[Exercise prompt]: Copy exactly, and only, the lines below from the first through the one containing "(0,520) -- (1560,520);", both included; pictures are omitted.
"""
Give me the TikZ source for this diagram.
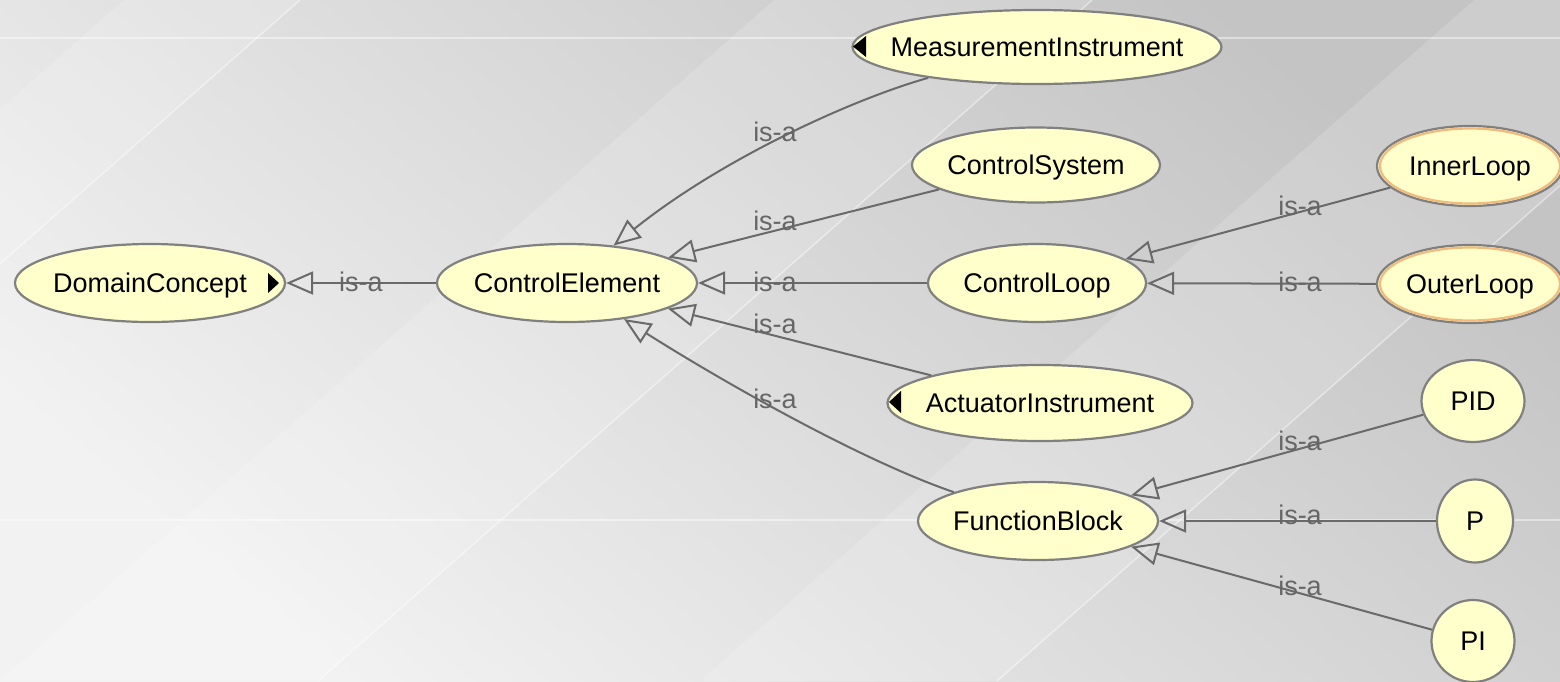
\documentclass[tikz,border=0pt]{standalone}
\usepackage{fontspec}
\setmainfont{Liberation Sans}
\usetikzlibrary{shapes.geometric,arrows.meta}
\definecolor{nodefill}{HTML}{FFFFCC}
\definecolor{nodeline}{HTML}{808080}
\definecolor{edgecol}{HTML}{6A6A6A}
\definecolor{labcol}{HTML}{666666}
\definecolor{loopline}{HTML}{F0B070}
\definecolor{bgL}{HTML}{F2F2F2}
\definecolor{bgD}{HTML}{C4C4C4}
\newcommand\zb[1]{\makebox[0pt][c]{#1}}
\begin{document}
\begin{tikzpicture}[x=0.5pt,y=-0.5pt,
  cls/.style={ellipse, draw=nodeline, line width=1.1pt, fill=nodefill, inner sep=0pt,
              text depth=0pt, font=\fontsize{13.5pt}{16pt}\selectfont},
  isa/.style={draw=edgecol, line width=1pt,
              -{Triangle[open, length=13.5pt, width=11.5pt, line width=1pt]}},
  lab/.style={text=labcol, inner sep=0pt, text depth=0pt, font=\fontsize{13.5pt}{16pt}\selectfont},
  band/.style={fill=white, opacity=0.16},
  bandedge/.style={draw=white, opacity=0.45, line width=0.7pt},
  tri/.style={fill=black}
  ]
\useasboundingbox (0,0) rectangle (1560,681);
% background
\shade[top color=bgD, bottom color=bgL, shading angle=-40] (0,0) rectangle (1560,681);
\fill[band] (-650,681) -- (124,0) -- (300,0) -- (-474,681) -- cycle;
\fill[band] (0,681) -- (774,0) -- (1092,0) -- (318,681) -- cycle;
\fill[band] (700,681) -- (1474,0) -- (1771,0) -- (997,681) -- cycle;
\draw[bandedge] (318,681) -- (1092,0);
\draw[bandedge] (997,681) -- (1771,0);
\draw[bandedge] (-474,681) -- (300,0);
\draw[bandedge] (0,38) -- (1560,38);
\draw[bandedge] (0,520) -- (1560,520);

% nodes
\node[cls, minimum width=135pt,   minimum height=39pt]   (dc)  at (150,283)  {\zb{DomainConcept}};
\node[cls, minimum width=130pt,   minimum height=39pt]   (ce)  at (567,283)  {\zb{ControlElement}};
\node[cls, minimum width=184.5pt, minimum height=37pt]   (mi)  at (1037,47)  {\zb{MeasurementInstrument}};
\node[cls, minimum width=124pt,   minimum height=37.5pt] (cs)  at (1036,165) {\zb{ControlSystem}};
\node[cls, minimum width=109pt,   minimum height=39pt]   (cl)  at (1037,283) {\zb{ControlLoop}};
\node[cls, minimum width=152.5pt, minimum height=38pt]   (ai)  at (1040,403) {\zb{ActuatorInstrument}};
\node[cls, minimum width=120pt,   minimum height=39pt]   (fb)  at (1038,521) {\zb{FunctionBlock}};
\node[cls, minimum width=93pt,    minimum height=40pt]   (il)  at (1470,166) {\zb{InnerLoop}};
\node[cls, minimum width=93pt,    minimum height=39pt]   (ol)  at (1470,284) {\zb{OuterLoop}};
\node[cls, minimum width=51.5pt,  minimum height=41pt]   (pid) at (1473,401) {\zb{PID}};
\node[cls, minimum width=38pt,    minimum height=41.5pt] (p)   at (1475,521) {\zb{P}};
\node[cls, minimum width=41.5pt,  minimum height=41pt]   (pi)  at (1473,641) {\zb{PI}};

% orange inner rims
\draw[loopline, line width=1.1pt, opacity=0.85] (il.center) ellipse [x radius=90, y radius=37.5];
\draw[loopline, line width=1.1pt, opacity=0.85] (ol.center) ellipse [x radius=90, y radius=36.5];

% black triangles
\fill[tri] (268,273) -- (268,293) -- (279,283) -- cycle;
\fill[tri] (866,36) -- (866,57) -- (853,46.5) -- cycle;
\fill[tri] (901,391) -- (901,413) -- (889,402) -- cycle;

% connectors
\draw[isa] (ce) -- (dc);
\draw[isa] (mi) .. controls (850,100) and (720,160) .. (ce);
\draw[isa] (cs) -- (ce);
\draw[isa] (cl) -- (ce);
\draw[isa] (ai) -- (ce);
\draw[isa] (fb) .. controls (860,460) and (720,380) .. (ce);
\draw[isa] (il) -- (cl);
\draw[isa] (ol) -- (cl);
\draw[isa] (pid) -- (fb);
\draw[isa] (p) -- (fb);
\draw[isa] (pi) -- (fb);

% labels
\node[lab] (l1)  at (361,282)  {is-a};
\node[lab] (l2)  at (775,132)  {is-a};
\node[lab] (l3)  at (775,221)  {is-a};
\node[lab] (l4)  at (775,282)  {is-a};
\node[lab] (l5)  at (775,324)  {is-a};
\node[lab] (l6)  at (775,399)  {is-a};
\node[lab] (l7)  at (1300,206) {is-a};
\node[lab] (l8)  at (1300,282) {is-a};
\node[lab] (l9)  at (1300,441) {is-a};
\node[lab] (l10) at (1300,515) {is-a};
\node[lab] (l11) at (1300,586) {is-a};
\end{tikzpicture}
\end{document}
"""
[Task output]:
Give me the TikZ source for this diagram.
\documentclass[tikz,border=0pt]{standalone}
\usepackage{fontspec}
\setmainfont{Liberation Sans}
\usetikzlibrary{shapes.geometric,arrows.meta}
\definecolor{nodefill}{HTML}{FFFFCC}
\definecolor{nodeline}{HTML}{808080}
\definecolor{edgecol}{HTML}{6A6A6A}
\definecolor{labcol}{HTML}{666666}
\definecolor{loopline}{HTML}{F0B070}
\definecolor{bgL}{HTML}{F2F2F2}
\definecolor{bgD}{HTML}{C4C4C4}
\newcommand\zb[1]{\makebox[0pt][c]{#1}}
\begin{document}
\begin{tikzpicture}[x=0.5pt,y=-0.5pt,
  cls/.style={ellipse, draw=nodeline, line width=1.1pt, fill=nodefill, inner sep=0pt,
              text depth=0pt, font=\fontsize{13.5pt}{16pt}\selectfont},
  isa/.style={draw=edgecol, line width=1pt,
              -{Triangle[open, length=13.5pt, width=11.5pt, line width=1pt]}},
  lab/.style={text=labcol, inner sep=0pt, text depth=0pt, font=\fontsize{13.5pt}{16pt}\selectfont},
  band/.style={fill=white, opacity=0.16},
  bandedge/.style={draw=white, opacity=0.45, line width=0.7pt},
  tri/.style={fill=black}
  ]
\useasboundingbox (0,0) rectangle (1560,681);
% background
\shade[top color=bgD, bottom color=bgL, shading angle=-40] (0,0) rectangle (1560,681);
\fill[band] (-650,681) -- (124,0) -- (300,0) -- (-474,681) -- cycle;
\fill[band] (0,681) -- (774,0) -- (1092,0) -- (318,681) -- cycle;
\fill[band] (700,681) -- (1474,0) -- (1771,0) -- (997,681) -- cycle;
\draw[bandedge] (318,681) -- (1092,0);
\draw[bandedge] (997,681) -- (1771,0);
\draw[bandedge] (-474,681) -- (300,0);
\draw[bandedge] (0,38) -- (1560,38);
\draw[bandedge] (0,520) -- (1560,520);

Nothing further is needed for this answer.